Unfortunately JMeter did not give the best representation of values on the Y axis, so you must believe me that the maximum is actually 54 seconds, over 4 times higher than before. All we changed was the way of presenting results. It’s still 4 times less that it should be.
An easy way to spot these kind of problems is to compare the same metrics between different measurement results. In this case we had 232 seconds maximum time in our first Aggregate Report but only 12 seconds on the graph. On the other hand, we see that on the Aggregate Graph the 90 percentile is below 1 second while on the graph we see that 30% of the time the application was not responsive. Despite neither set of results being completely accurate we can compare them both to get a slightly better picture.
SEE ALSO: Tests need love too
The Coordinated Omission Problem describes situations when you have missed a lot of potential samples in your result set. In our case we had an average response time of 0.5 seconds and 10 concurrent JMeter threads. So for each second we should have around 20 samples. The test run was for 17 minutes (1,020 seconds), so we should have at least 17,340 samples (assuming ideal distribution). We recorded 15,241 samples, so we are missing at least 2,000 samples which is roughly over 13% of total requests. There is no easy way to fix this. You can refer to this forum thread which discusses several ways to improve the process.
How frequently this can really happen?
You might say that this is something that doesn’t happen frequently. Of course missing 15% of requests is not common, but if you had 99% you might consider that your system is performing well. Let’s imagine you have a webpage and the main page consists of 100 items, in this case each user would be exposed to 1% of the slowest requests! You might use Firefox’s Extended Statusbar plugin to calculate the number of items on your websites. You can refer to this blog post by Gil Tene of Azul System showing that 1% happens to almost all websites.
All load test tools, regardless if they are commercial or open-source have the same problem. If you are aware of it and understand your results it’s OK but if you just accept reports from these systems you might miss a lot of performance related problems during your QA/Stress test session.
Another important thing to keep in mind while preparing reports is the averaging period. Usually you calculate average response time in a whole testing window. In this case having a few very long response times will increase this value. In almost all cases, using median or mean response time is much better than average. Let’s use the same example with JMeter and test application. This time there was no long pause to worry about. Let’s use default values that JMeter suggests. Its 10 seconds, so it sounds right.
We see an average response time of around 500ms with some peaks to around 600-700ms. Based on this you would assume that you can use 700ms as an SLA for your application. There is only one peak that is close to 700ms, so we should be fine. Wrong! Let’s see what happens when we use a 1 second averaging period.
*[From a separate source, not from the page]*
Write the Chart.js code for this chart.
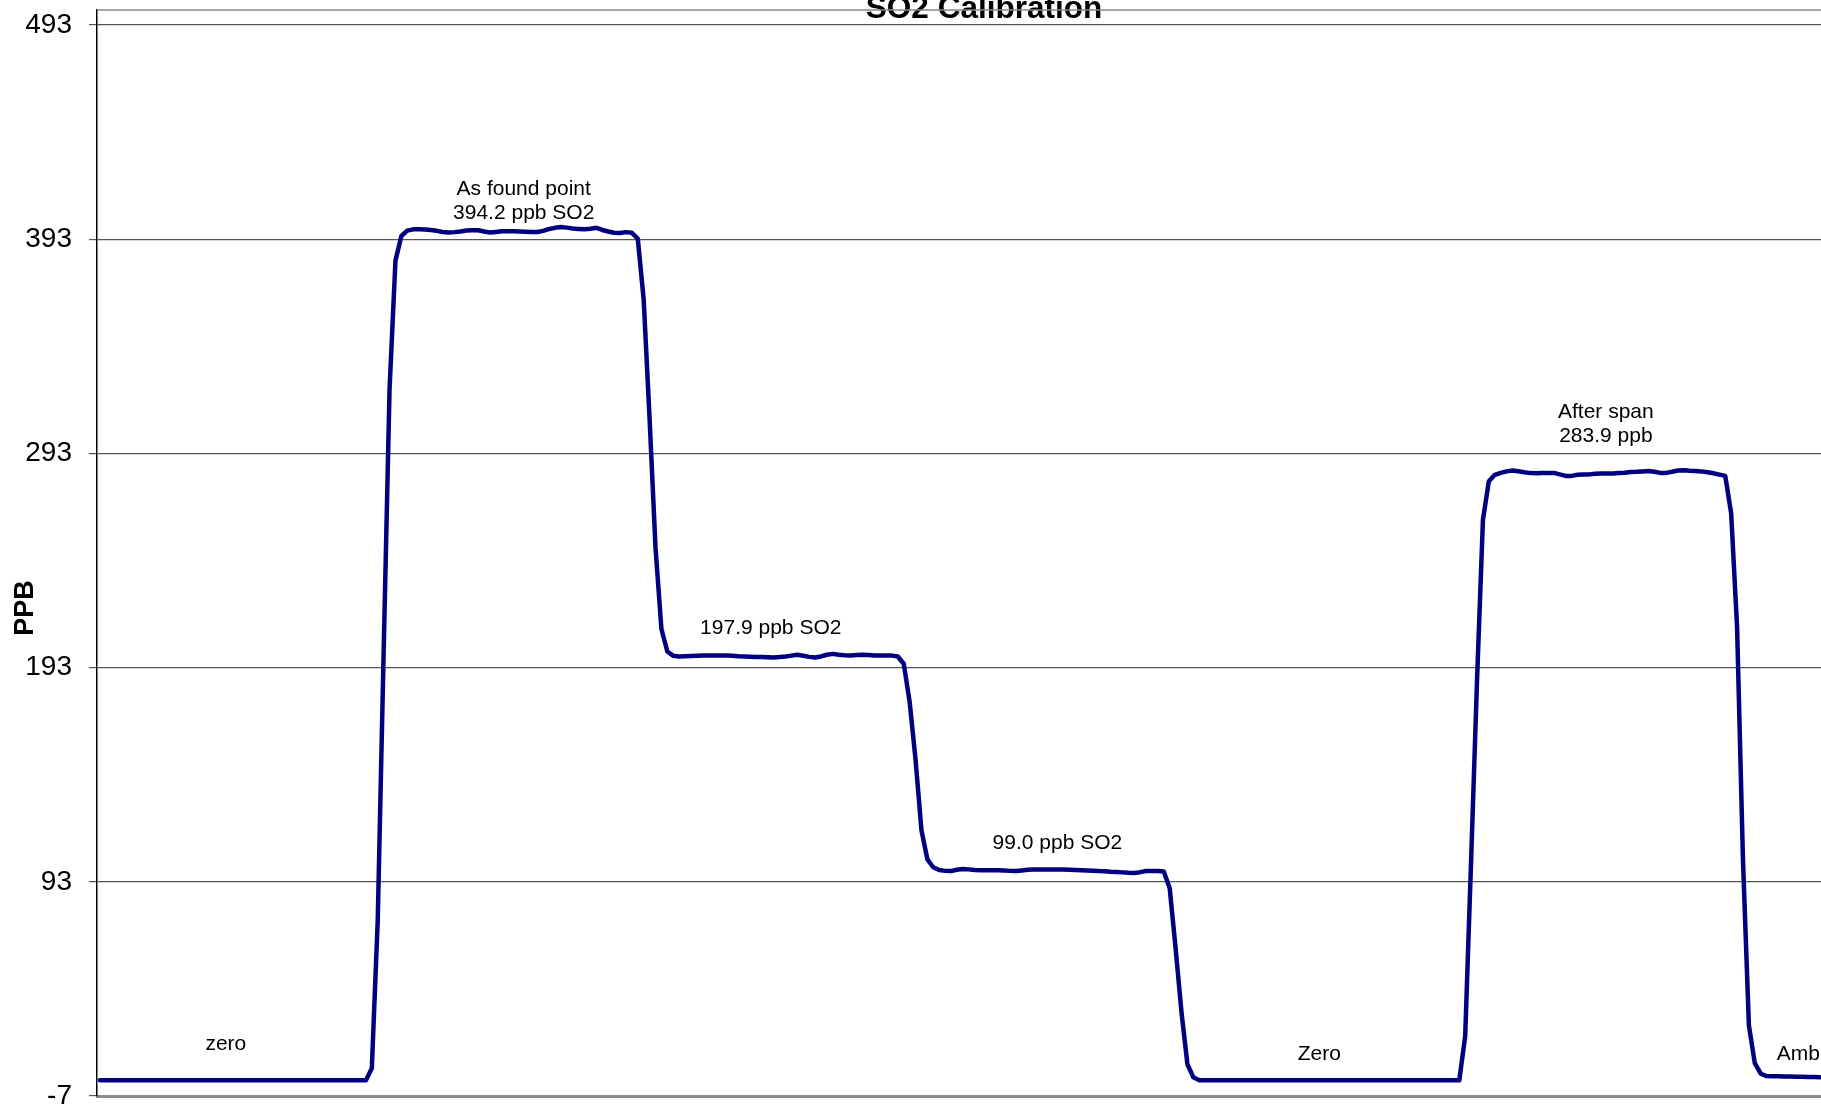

Now we see some more peaks reaching 1 second. This is because we had a too long averaging period before we missed them. Let’s see how it looks with 250ms intervals.
Now we even have spikes above 1 second, but we also see there are a lot of requests that are at 250ms level. If we decrease the sampling interval we get more meaningful details. In this case using an average response time from the entire testing window would provide an inaccurate picture.
How to improve your measurements
What can you do to avoid such issues while performance testing your application? A general rule should be to use multiple data sets and see if they show similar results. Azul Systems’ CTO Gil Tene created jHiccup. It’s open sourced and available at Github or from Azul’s website.
It’s a simple Java agent you can plug into your application. It has one thread that wakes up every millisecond and measures how much time it took to perform a simple operation. It will produce a histogram that shows your JVM level consistency profile. If this is similar to your application – that’s good. If you see something very different then it would be a good thing to dig deeper before deploying your application to a production environment.
To integrate jHiccup into your application add this line:
-javaagent:/jHiccup.2.0.2/jHiccup.jar="-d 5000 -I 1000 -l hiccuplog -c"
You can also use a comma as a separator if you have problems with double quotes in your script files, in this case the above line would look like this:
I attached jHiccup to the test process and it looks like this:
On the top picture you can see the maximum response time measured in the sampling period (1 second by default). Just after 440 seconds from the application start we notice that response time starts to grow. It reaches a maximum of 233 seconds which is similar to what we got with JMeter. On the picture below you can see the percentile of response times. In this case you see that 90 percentile is at least 130 seconds. It should concern when you compare 130 seconds from jHiccup data with 0.69 seconds from JMeter’s Aggregate Report.
So, just by adding one simple monitoring tool to your application you are able to prove your results generated by a load test tool. Another interesting feature of jHiccup is its ability to present data in a spreadsheet, so you can monitor your Java runtime latency. In our case when we remove one big pause and zoom in to the 300ms range we see that jitter at the JVM level is at the 50ms level.
So if you are intending to tune your application to meet an SLA of below 50ms you would not be able to do it because your JVM (or operating system) jitter is already higher than 50ms. It is always good to know your best case when you deploy your system to production. Do you know how your runtime platform is working on your current production system? Do you know what kind of pauses your system can create even without an application running?
If you are interested in knowing this there is a simple way to find out. jHiccup can start an idle process and just measure for a defined amount of time the latency of an empty JVM. All you need to do is run this line:
./jHiccup -d 4000 /usr/bin/java org.jhiccup.Idle -t 3600000
This will run for 1 hour and show you an output like this:
Here you see that even on an idle system and idle application has 50ms peaks. Of course this is a laptop with Windows, so you might not expect much, but do you know how good your server is?
In this article I was able to show you some common mistakes that people make when performing load or stress tests. Using either open source tools like jHiccup or comparing results between different data sets should provide you with enough evidence to work out if there is something wrong with your summary data.
It is often difficult to find the root cause of the problem. However, having knowledge about possible problems might prevent you from deploying system with performance issues to the production environment.